Recent developments on highly downsized spark ignition engines have been focused on knocking behaviour improvement and the most advanced technologies combination can face up to 2.5 MPa IMEP while maintaining acceptable fuel consumption. Unfortunately, knocking is not the only limit that strongly downsized engines have to confront. The improvement of low-end torque is limited by another abnormal combustion which appears as a random pre-ignition. This violent phenomenon which emits a sharp metallic noise is unacceptable even on modern supercharged gasoline engines because of the great pressure rise that it causes in the cylinder (up to 20 MPa).
The phases of this abnormal combustion have been analysed and a global mechanism has been identified consisting of a local ignition before the spark, followed by a propagating phase and ended by a massive auto-ignition. This last step finally causes a steep pressure rise and pressure oscillations.
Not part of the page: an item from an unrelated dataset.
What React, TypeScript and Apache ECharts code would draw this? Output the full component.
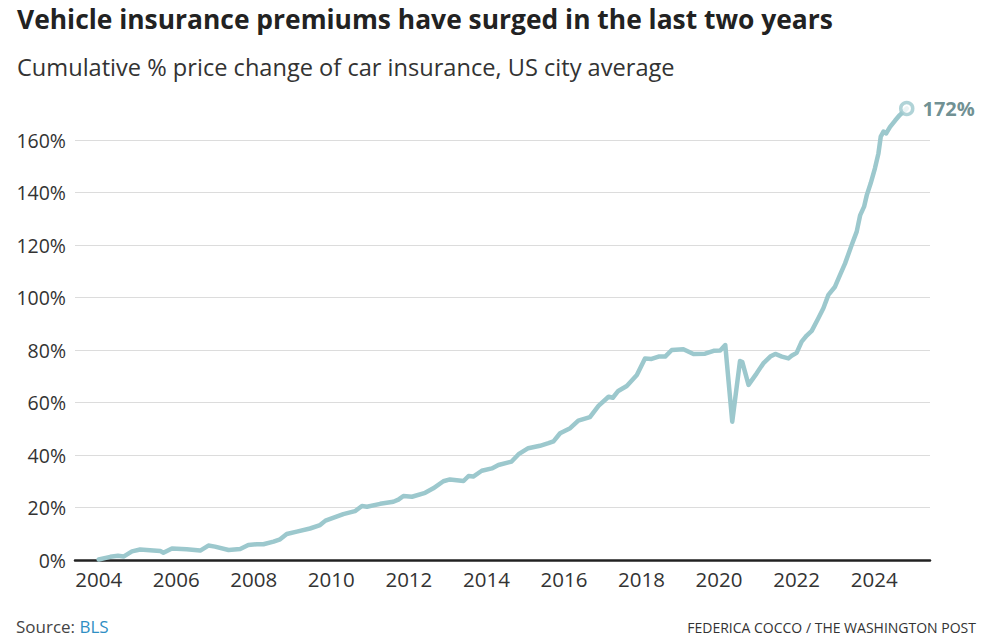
import React, { useEffect, useRef } from "react";
import * as echarts from "echarts";

const dates: number[] = [
  2004.0, 2004.3, 2004.5, 2004.64, 2004.86, 2005.07, 2005.41, 2005.59, 2005.67, 2005.89,
  2006.27, 2006.62, 2006.83, 2007.0, 2007.35, 2007.65, 2007.86, 2008.08, 2008.25, 2008.51,
  2008.68, 2008.85, 2009.11, 2009.45, 2009.71, 2009.85, 2010.31, 2010.61, 2010.79, 2010.92,
  2011.26, 2011.6, 2011.73, 2011.86, 2012.08, 2012.42, 2012.63, 2012.89, 2013.06, 2013.41,
  2013.54, 2013.66, 2013.88, 2014.14, 2014.31, 2014.65, 2014.83, 2015.08, 2015.38, 2015.6,
  2015.73, 2015.9, 2016.16, 2016.37, 2016.67, 2016.89, 2017.15, 2017.26, 2017.4, 2017.62,
  2017.88, 2018.09, 2018.26, 2018.44, 2018.61, 2018.78, 2019.08, 2019.34, 2019.64, 2019.86,
  2020.03, 2020.16, 2020.34, 2020.54, 2020.6, 2020.76, 2020.97, 2021.14, 2021.32, 2021.45,
  2021.62, 2021.79, 2021.87, 2022.0, 2022.13, 2022.26, 2022.39, 2022.56, 2022.69, 2022.82,
  2022.99, 2023.12, 2023.25, 2023.42, 2023.55, 2023.64, 2023.74, 2023.81, 2023.91, 2024.02,
  2024.11, 2024.17, 2024.24, 2024.31, 2024.41, 2024.54, 2024.66, 2024.84,
];

// Cumulative % price change of car insurance
const values: number[] = [
  0.2, 1.2, 1.6, 1.3, 3.3, 4.0, 3.6, 3.4, 2.8, 4.4,
  4.1, 3.6, 5.5, 5.1, 3.8, 4.2, 5.7, 6.0, 6.0, 7.0,
  7.9, 9.9, 10.8, 12.0, 13.3, 15.0, 17.5, 18.6, 20.6, 20.3,
  21.4, 22.2, 23.0, 24.4, 24.1, 25.6, 27.3, 30.0, 30.7, 30.1,
  32.0, 31.8, 34.0, 34.9, 36.2, 37.5, 40.3, 42.6, 43.5, 44.5,
  45.2, 48.3, 50.2, 53.1, 54.4, 58.7, 62.2, 61.8, 64.4, 66.3,
  70.5, 76.8, 76.6, 77.5, 77.5, 80.0, 80.3, 78.5, 78.6, 79.7,
  79.8, 81.9, 52.7, 75.8, 75.4, 66.7, 71.1, 74.9, 77.5, 78.5,
  77.5, 76.8, 77.8, 78.9, 83.2, 85.5, 87.3, 92.1, 95.9, 101,
  104.1, 108.6, 113, 120, 125.1, 131.4, 134.6, 139, 143.5, 149.2,
  154.9, 161.3, 163.2, 162.5, 165, 167.4, 169.5, 172,
];

const xTickYears: number[] = [2004, 2006, 2008, 2010, 2012, 2014, 2016, 2018, 2020, 2022, 2024];
const yTicks: number[] = [0, 20, 40, 60, 80, 100, 120, 140, 160];

const titleText = "Vehicle insurance premiums have surged in the last two years";
const subtitleText = "Cumulative % price change of car insurance, US city average";
const creditText = "FEDERICA COCCO / THE WASHINGTON POST";

const FONT = "'Open Sans', Roboto, 'Liberation Sans', sans-serif";
const LINE = "#9cc8cd";

export default function App() {
  const ref = useRef<HTMLDivElement>(null);
  useEffect(() => {
    if (!ref.current) return;
    const chart = echarts.init(ref.current, null, { renderer: "svg" });
    const seriesData = dates.map((d, i) => [d, values[i]]);
    const last = seriesData[seriesData.length - 1];
    chart.setOption({
      animation: false,
      backgroundColor: "#ffffff",
      textStyle: { fontFamily: FONT },
      grid: { left: 75, right: 66, top: 140, bottom: 82, containLabel: false },
      xAxis: {
        type: "value",
        min: 2003.39,
        max: 2025.44,
        axisLine: { show: true, onZero: false, lineStyle: { color: "#222", width: 2.5 } },
        axisTick: { show: false },
        splitLine: { show: false },
        axisLabel: {
          customValues: xTickYears,
          formatter: (v: number) => String(Math.round(v)),
          color: "#333",
          fontSize: 20.5,
          fontFamily: FONT,
          margin: 8,
        },
      },
      yAxis: {
        type: "value",
        min: 0,
        max: 160,
        interval: 20,
        axisLine: { show: false },
        axisTick: { show: false },
        splitLine: { show: true, lineStyle: { color: "#dcdcdc", width: 1 } },
        axisLabel: {
          customValues: yTicks,
          formatter: "{value}%",
          color: "#333",
          fontSize: 19.5,
          fontFamily: FONT,
          margin: 9,
        },
      },
      series: [
        {
          type: "line",
          data: seriesData,
          showSymbol: false,
          symbol: "none",
          clip: false,
          lineStyle: { color: LINE, width: 4.5, join: "round", cap: "round" },
          z: 3,
        },
        {
          type: "scatter",
          data: [last],
          clip: false,
          symbol: "circle",
          symbolSize: 12,
          itemStyle: { color: "#ffffff", borderColor: LINE, borderWidth: 3.5 },
          label: {
            show: true,
            position: "right",
            distance: 8,
            formatter: `${last[1]}%`,
            color: "#4a7377",
            fontSize: 20,
            fontWeight: "bold",
            fontFamily: FONT,
          },
          z: 5,
        },
      ],
      graphic: [
        {
          type: "text",
          left: 17,
          top: 6,
          style: { text: titleText, fontSize: 26.4, fontWeight: "bold", fill: "#222", fontFamily: FONT },
        },
        {
          type: "text",
          left: 17,
          top: 55,
          style: { text: subtitleText, fontSize: 23.6, fill: "#333", fontFamily: FONT },
        },
        {
          type: "text",
          left: 16,
          top: 618,
          style: {
            text: "{a|Source: }{b|BLS}",
            fontFamily: FONT,
            rich: {
              a: { fontSize: 17, fill: "#444", fontFamily: FONT },
              b: { fontSize: 17, fill: "#2f8fc4", fontFamily: FONT },
            },
          },
        },
        {
          type: "text",
          right: 20,
          top: 620,
          style: { text: creditText, fontSize: 14, fill: "#333", fontFamily: FONT },
        },
      ],
    });
    return () => chart.dispose();
  }, []);
  return (
    <div
      ref={ref}
      style={{ position: "fixed", left: 0, top: 0, width: 996, height: 642 }}
    />
  );
}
One of our objectives was to evaluate the sensitivity of an engine to pre-ignition regarding its design and settings. Therefore, in addition to our comprehension work, we have developed a first methodology based upon robust statistics to define new reliable and repeatable criteria to quantify this stochastic pre-ignition but also to detect each of its occurrence, suggesting the possibility of an on-line detection during steady state and transient operation as well. The statistical approach also showed that the distributions of well chosen combustion indicators are strongly altered by pre-ignitions. A second methodology was then defined to evaluate the influence of different parameters on pre-ignition by quantifying this alteration. This analysis notably gives the opportunity to achieve a deeper analysis of pre-ignition during engine development on test bench.